Aim:
Pictures within the data are to be left out; everything else must be reproduced exactly.

Source data:
---------------

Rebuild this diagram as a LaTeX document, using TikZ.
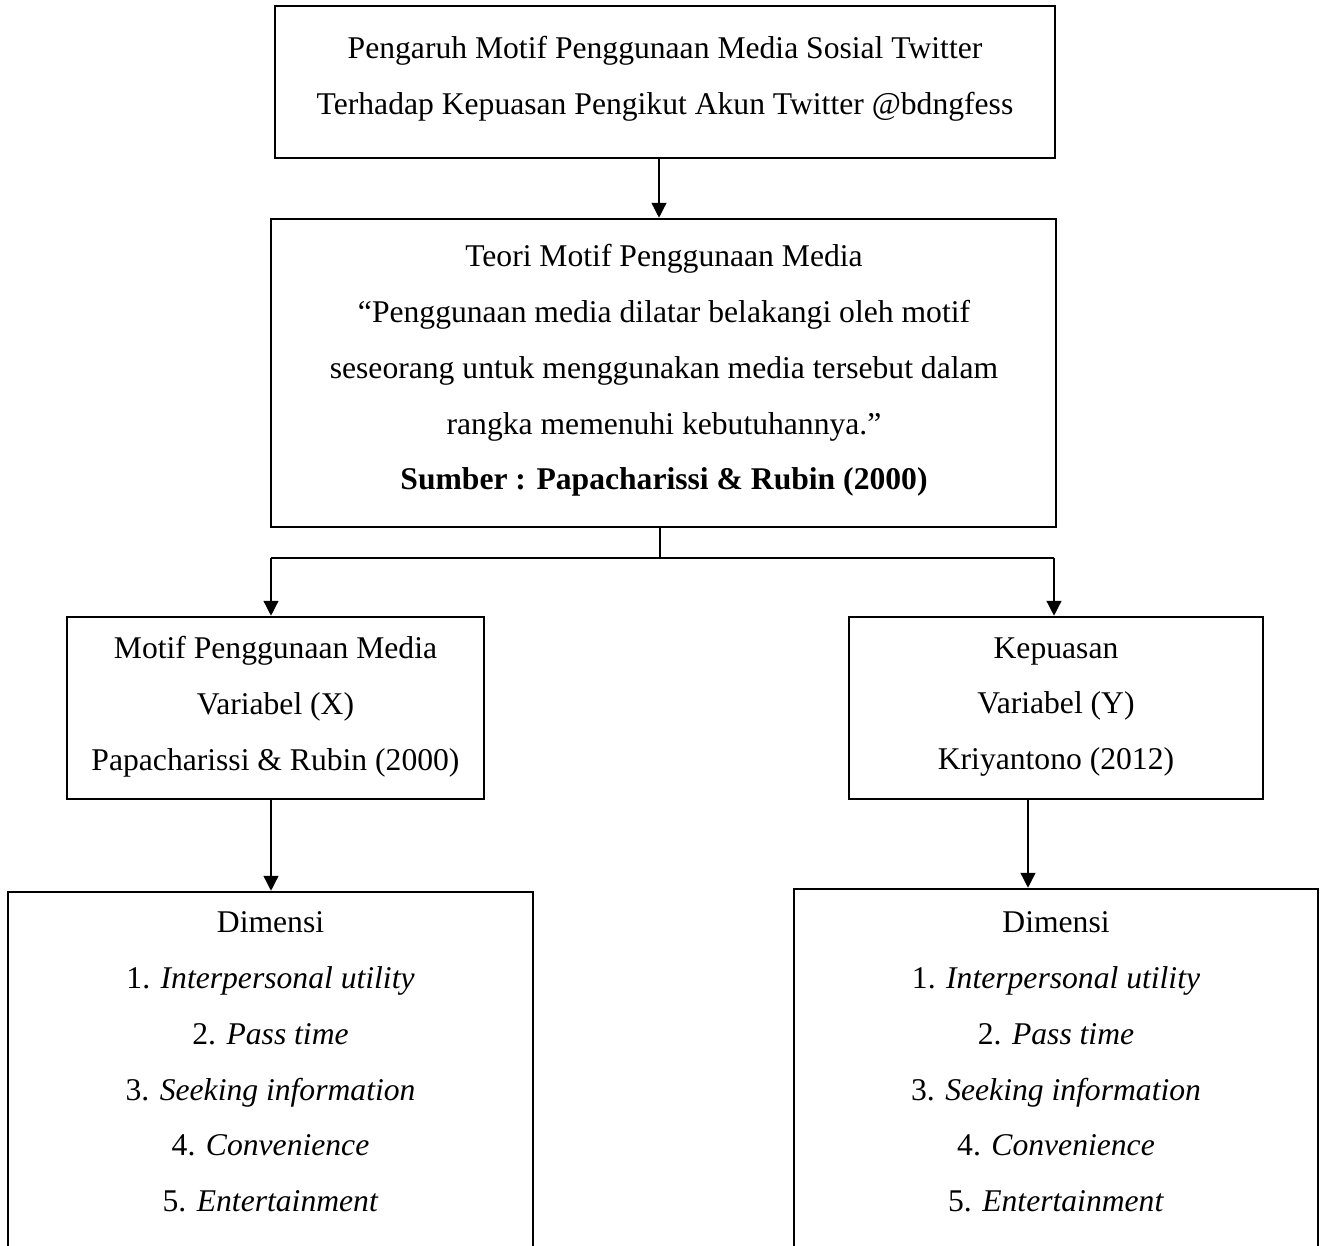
\documentclass[tikz,border=0pt]{standalone}
\usepackage{fontspec}
\setmainfont{Liberation Serif}
\usetikzlibrary{arrows.meta}
\begin{document}
\begin{tikzpicture}[x=0.02cm,y=-0.02cm,
  box/.style={draw,line width=1.5pt,inner sep=0pt,rectangle},
  txt/.style={align=center,inner sep=0pt,font=\fontsize{18}{31.75}\selectfont},
  conn/.style={line width=0.8pt},
  arr/.style={line width=0.8pt,-{Triangle[length=8.5pt,width=8.5pt]}}]
\useasboundingbox (0,0) rectangle (1326,1245);
\clip (0,0) rectangle (1326,1245);
% boxes
\node[box,minimum width=15.6cm,minimum height=3.04cm] (top) at (665,82) {};
\node[box,minimum width=15.7cm,minimum height=6.16cm] (mid) at (663.5,373) {};
\node[box,minimum width=8.34cm,minimum height=3.64cm] (lx) at (275.5,708) {};
\node[box,minimum width=8.28cm,minimum height=3.64cm] (ry) at (1056,708) {};
\node[box,minimum width=10.5cm,minimum height=8.16cm] (ldim) at (270.5,1096) {};
\node[box,minimum width=10.48cm,minimum height=8.22cm] (rdim) at (1056,1094.5) {};
% texts
\node[txt] (toptext) at (665,78.5) {Pengaruh Motif Penggunaan Media Sosial Twitter\\Terhadap Kepuasan Pengikut Akun Twitter @bdngfess};
\node[txt] (midtext) at (664,370.5) {Teori Motif Penggunaan Media\\“Penggunaan media dilatar belakangi oleh motif\\seseorang untuk menggunakan media tersebut dalam\\rangka memenuhi kebutuhannya.”\\\textbf{Sumber : Papacharissi \& Rubin (2000)}};
\node[txt] (lxtext) at (275.5,707) {Motif Penggunaan Media\\Variabel (X)\\Papacharissi \& Rubin (2000)};
\node[txt] (rytext) at (1056,707) {Kepuasan\\Variabel (Y)\\Kriyantono (2012)};
\node[txt] (ldimtext) at (270.5,1062) {Dimensi\\1. \textit{Interpersonal utility}\\2. \textit{Pass time}\\3. \textit{Seeking information}\\4. \textit{Convenience}\\5. \textit{Entertainment}};
\node[txt] (rdimtext) at (1056,1062) {Dimensi\\1. \textit{Interpersonal utility}\\2. \textit{Pass time}\\3. \textit{Seeking information}\\4. \textit{Convenience}\\5. \textit{Entertainment}};
% connector helpers
\coordinate (a1) at (659,0);
\coordinate (a2) at (660,558);
\coordinate (fl) at (271,558);
\coordinate (fr) at (1054,558);
\coordinate (a3) at (271,0);
\coordinate (a4) at (1028,0);
% connectors
\draw[arr] (top.south -| a1) -- (mid.north -| a1);
\draw[conn] (mid.south -| a2) -- (a2);
\draw[conn] (fl) -- (fr);
\draw[arr] (fl) -- (lx.north -| fl);
\draw[arr] (fr) -- (ry.north -| fr);
\draw[arr] (lx.south -| a3) -- (ldim.north -| a3);
\draw[arr] (ry.south -| a4) -- (rdim.north -| a4);
\end{tikzpicture}
\end{document}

---------------

Output for this task:
Rebuild this diagram as a LaTeX document, using TikZ.
\documentclass[tikz,border=0pt]{standalone}
\usepackage{fontspec}
\setmainfont{Liberation Serif}
\usetikzlibrary{arrows.meta}
\begin{document}
\begin{tikzpicture}[x=0.02cm,y=-0.02cm,
  box/.style={draw,line width=1.5pt,inner sep=0pt,rectangle},
  txt/.style={align=center,inner sep=0pt,font=\fontsize{18}{31.75}\selectfont},
  conn/.style={line width=0.8pt},
  arr/.style={line width=0.8pt,-{Triangle[length=8.5pt,width=8.5pt]}}]
\useasboundingbox (0,0) rectangle (1326,1245);
\clip (0,0) rectangle (1326,1245);
% boxes
\node[box,minimum width=15.6cm,minimum height=3.04cm] (top) at (665,82) {};
\node[box,minimum width=15.7cm,minimum height=6.16cm] (mid) at (663.5,373) {};
\node[box,minimum width=8.34cm,minimum height=3.64cm] (lx) at (275.5,708) {};
\node[box,minimum width=8.28cm,minimum height=3.64cm] (ry) at (1056,708) {};
\node[box,minimum width=10.5cm,minimum height=8.16cm] (ldim) at (270.5,1096) {};
\node[box,minimum width=10.48cm,minimum height=8.22cm] (rdim) at (1056,1094.5) {};
% texts
\node[txt] (toptext) at (665,78.5) {Pengaruh Motif Penggunaan Media Sosial Twitter\\Terhadap Kepuasan Pengikut Akun Twitter @bdngfess};
\node[txt] (midtext) at (664,370.5) {Teori Motif Penggunaan Media\\“Penggunaan media dilatar belakangi oleh motif\\seseorang untuk menggunakan media tersebut dalam\\rangka memenuhi kebutuhannya.”\\\textbf{Sumber : Papacharissi \& Rubin (2000)}};
\node[txt] (lxtext) at (275.5,707) {Motif Penggunaan Media\\Variabel (X)\\Papacharissi \& Rubin (2000)};
\node[txt] (rytext) at (1056,707) {Kepuasan\\Variabel (Y)\\Kriyantono (2012)};
\node[txt] (ldimtext) at (270.5,1062) {Dimensi\\1. \textit{Interpersonal utility}\\2. \textit{Pass time}\\3. \textit{Seeking information}\\4. \textit{Convenience}\\5. \textit{Entertainment}};
\node[txt] (rdimtext) at (1056,1062) {Dimensi\\1. \textit{Interpersonal utility}\\2. \textit{Pass time}\\3. \textit{Seeking information}\\4. \textit{Convenience}\\5. \textit{Entertainment}};
% connector helpers
\coordinate (a1) at (659,0);
\coordinate (a2) at (660,558);
\coordinate (fl) at (271,558);
\coordinate (fr) at (1054,558);
\coordinate (a3) at (271,0);
\coordinate (a4) at (1028,0);
% connectors
\draw[arr] (top.south -| a1) -- (mid.north -| a1);
\draw[conn] (mid.south -| a2) -- (a2);
\draw[conn] (fl) -- (fr);
\draw[arr] (fl) -- (lx.north -| fl);
\draw[arr] (fr) -- (ry.north -| fr);
\draw[arr] (lx.south -| a3) -- (ldim.north -| a3);
\draw[arr] (ry.south -| a4) -- (rdim.north -| a4);
\end{tikzpicture}
\end{document}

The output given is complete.